No entanto, para Carlos Affonso
Souza, trata-se de uma medida "burocrática e lenta que precisa ser
revisada para os tempos da internet".
Vainzof concorda que este acordo "não acompanhou a evolução da tecnologia".
"Não funciona, porque o envio de dados pode levar seis meses para ser
feito, o que só reforça a necessidade de termos mais acordos
multilaterais para que uma empresa que não tem sede no Brasil pode ser
intimada rapidamente."
Patrícia Peck Pinheiro defende a criação
de uma convenção internacional para regular o tema, para "ajudar a
combater o crime organizado e o terrorismo sem passar por cima dos
direitos numanos e individuais".
Jurisprudência
Enquanto isso não ocorre, os especialistas ouvidos pela reportagem
acreditam que novos pedidos de suspensão de serviços online surgirão se
as empresas não assumirem uma postura diferente diante dos pedidos
judiciais.
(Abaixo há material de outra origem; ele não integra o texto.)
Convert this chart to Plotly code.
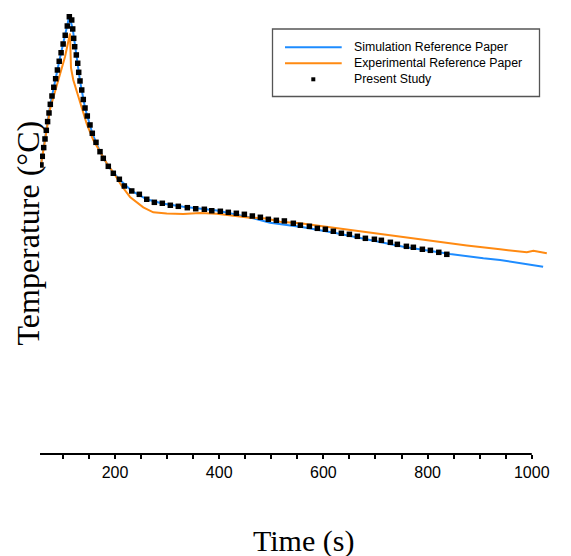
import plotly.graph_objects as go

# ---------------- data (time in s, temperature in °C) ----------------
sim_time = [57.9, 75.8, 92.9, 112.3, 118.8, 125.7, 132.8, 142.4, 156.4, 171.2, 187.1, 208.3,
            232.1, 260.9, 290.8, 331.1, 395.3, 427.1, 459.2, 497.6, 561.5, 625.7, 689.6,
            753.5, 843.2, 875.3, 907.1, 939.2, 971.3, 1003.1, 1021.8]
sim_temp = [361.3, 437.1, 490.9, 547.5, 531.3, 498.8, 466.3, 432.5, 400.9, 377.9, 359.6, 343.4,
            328.8, 318.4, 313.1, 309.1, 304.4, 300.0, 295.6, 289.1, 283.4, 275.9, 267.5,
            259.1, 250.0, 246.9, 244.6, 242.5, 239.1, 236.3, 234.1]

exp_time = [57.9, 65.6, 75.2, 84.8, 94.4, 104.0, 113.6, 115.5, 119.9, 126.5, 136.1, 145.7,
            158.3, 171.2, 184.1, 200.0, 212.9, 228.8, 254.3, 273.5, 299.3, 331.1, 363.2,
            395.3, 427.1, 459.2, 491.3, 516.8, 555.2, 619.1, 683.3, 747.2, 811.1, 875.3,
            939.2, 990.5, 1003.1, 1028.9]
exp_temp = [361.3, 392.5, 430.9, 452.9, 473.8, 496.6, 525.6, 482.5, 467.5, 453.8, 432.5, 412.5,
            392.5, 377.9, 363.4, 348.8, 335.0, 321.3, 308.4, 302.1, 300.6, 300.0, 301.3,
            300.4, 298.1, 295.4, 294.4, 290.4, 288.4, 282.8, 277.1, 271.9, 266.3, 260.6,
            255.9, 252.1, 254.1, 250.9]

present_time = [57.9, 60.4, 63.1, 65.6, 68.1, 70.6, 73.3, 75.8, 79.0, 82.5, 86.0, 89.4, 92.9,
                96.5, 100.4, 104.4, 108.4, 112.3,
                116.9, 118.8, 120.7, 122.6, 125.7, 128.4, 130.3, 132.8, 136.1, 139.1, 142.4,
                146.8, 152.0, 156.4, 163.5, 171.2, 177.5, 187.1, 196.7, 208.3, 217.9, 232.1,
                246.7, 260.9, 275.5, 290.8, 306.2, 321.5, 338.8, 354.9, 371.5, 385.7, 402.2,
                417.5, 432.9, 448.3, 463.6, 479.0, 494.3, 509.7, 525.1, 542.3, 555.8, 573.1,
                588.4, 603.8, 619.1, 634.5, 649.9, 665.2, 680.6, 697.9, 711.3, 728.6, 742.0,
                759.3, 772.7, 790.0, 805.4, 821.5, 836.9]
present_temp = [361.3, 372.1, 383.0, 393.8, 404.6, 415.5, 426.3, 437.1, 447.5, 458.4, 469.1,
                480.0, 490.9, 501.6, 512.5, 523.4, 535.0, 546.6,
                542.5, 531.3, 519.6, 509.1, 498.8, 488.4, 477.1, 466.3, 455.0, 443.1, 432.5,
                422.5, 411.3, 400.9, 389.6, 377.9, 369.6, 359.6, 350.9, 343.4, 335.0, 328.8,
                324.6, 318.4, 314.6, 313.4, 310.9, 309.6, 307.9, 306.6, 305.9, 304.1, 303.4,
                302.1, 300.9, 299.6, 297.5, 295.9, 293.4, 292.1, 291.3, 288.4, 285.9, 284.6,
                282.1, 280.9, 278.4, 275.9, 274.6, 272.1, 269.6, 268.4, 267.1, 264.6, 262.1,
                259.6, 258.4, 255.9, 254.6, 252.1, 249.6]

series_names = ["Simulation Reference Paper", "Experimental Reference Paper", "Present Study"]
x_tick_vals = [100, 150, 200, 250, 300, 350, 400, 450, 500, 550, 600, 650, 700, 750, 800,
               850, 900, 950, 1000]
x_tick_text = ["", "", "200", "", "", "", "400", "", "", "", "600", "", "", "", "800",
               "", "", "", "1000"]
x_title = "Time (s)"
y_title = "Temperature (°C)"

# ---------------- style ----------------
BLUE = "#1E8CFF"
ORANGE = "#FF8A12"
SERIF = "Liberation Serif, Times New Roman, serif"
SANS = "Liberation Sans, Arial, sans-serif"

X_RANGE = [56, 1035]
X_AXIS_END = 1000
Y_RANGE = [0, 555]

W, H = 571, 556
ML, MR, MT, MB = 40, 21, 10, 102
PW, PH = W - ML - MR, H - MT - MB

def px_x(p):  # pixel -> paper (x)
    return (p - ML) / PW

def px_y(p):  # pixel -> paper (y)
    return (H - MB - p) / PH

fig = go.Figure()
fig.add_trace(go.Scatter(x=sim_time, y=sim_temp, mode="lines", name=series_names[0],
                         line=dict(color=BLUE, width=2), showlegend=False))
fig.add_trace(go.Scatter(x=exp_time, y=exp_temp, mode="lines", name=series_names[1],
                         line=dict(color=ORANGE, width=2), showlegend=False))
fig.add_trace(go.Scatter(x=present_time, y=present_temp, mode="markers", name=series_names[2],
                         marker=dict(symbol="square", size=5.5, color="black",
                                     line=dict(width=0)), showlegend=False))

shapes = []
# x axis line (ends at 1000 while the curves run past it)
shapes.append(dict(type="line", xref="paper", yref="paper",
                   x0=0, x1=(X_AXIS_END - X_RANGE[0]) / (X_RANGE[1] - X_RANGE[0]),
                   y0=0, y1=0, line=dict(color="black", width=2)))

# custom legend
box_l, box_r, box_t, box_b = 272.5, 539.5, 29, 96.5
shapes.append(dict(type="rect", xref="paper", yref="paper",
                   x0=px_x(box_l), x1=px_x(box_r), y0=px_y(box_b), y1=px_y(box_t),
                   line=dict(color="#555555", width=1.3), fillcolor="white", layer="above"))
rows = [47.3, 63.3, 79.3]
for col, ry in zip([BLUE, ORANGE], rows[:2]):
    shapes.append(dict(type="line", xref="paper", yref="paper",
                       x0=px_x(285), x1=px_x(341.7), y0=px_y(ry), y1=px_y(ry),
                       line=dict(color=col, width=2)))
shapes.append(dict(type="rect", xref="paper", yref="paper",
                   x0=px_x(311.3), x1=px_x(315.3), y0=px_y(rows[2] + 2), y1=px_y(rows[2] - 2),
                   line=dict(width=0), fillcolor="black"))

annotations = []
for name, ry in zip(series_names, rows):
    annotations.append(dict(text=name, xref="paper", yref="paper", x=px_x(351.5), y=px_y(ry),
                            xanchor="left", yanchor="middle", showarrow=False,
                            font=dict(family=SANS, size=12.3, color="black")))
annotations.append(dict(text=x_title, xref="paper", yref="paper", x=px_x(303), y=px_y(541),
                        xanchor="center", yanchor="middle", showarrow=False,
                        font=dict(family=SERIF, size=30, color="black")))
annotations.append(dict(text=y_title, xref="paper", yref="paper", x=px_x(27.5), y=px_y(233),
                        xanchor="center", yanchor="middle", showarrow=False, textangle=-90,
                        font=dict(family=SERIF, size=32, color="black")))

fig.update_layout(
    width=W, height=H,
    margin=dict(l=ML, r=MR, t=MT, b=MB, pad=0),
    paper_bgcolor="white", plot_bgcolor="white",
    showlegend=False,
    shapes=shapes, annotations=annotations,
    xaxis=dict(range=X_RANGE, showgrid=False, zeroline=False, showline=False,
               tickmode="array", tickvals=x_tick_vals, ticktext=x_tick_text,
               ticks="outside", ticklen=4, tickwidth=1.5, tickcolor="black",
               tickfont=dict(family=SANS, size=16, color="black")),
    yaxis=dict(range=Y_RANGE, visible=False),
)

fig.write_html("out.html")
Mas agregam que, diante da decisão do Tribunal de Justiça de
São Paulo, será difícil que prosperem.
"É natural que novos
casos apareçam, mas o princípio da proporcionalidade venceu nas duas
vezes em que se procurou suspender ou bloquear o WhatsApp", afirma
Carlos Affonso Souza.
"Essas decisões revertidas no caso do
aplicativo e de outros, como Uber, apontam para um futuro com um melhor
balanceamento entre os interesses em jogo."
O advogado Vainzof
diz que a suspensão temporária do serviço de mensagens cria um
"precedente perigoso que coloca em risco a economia digital".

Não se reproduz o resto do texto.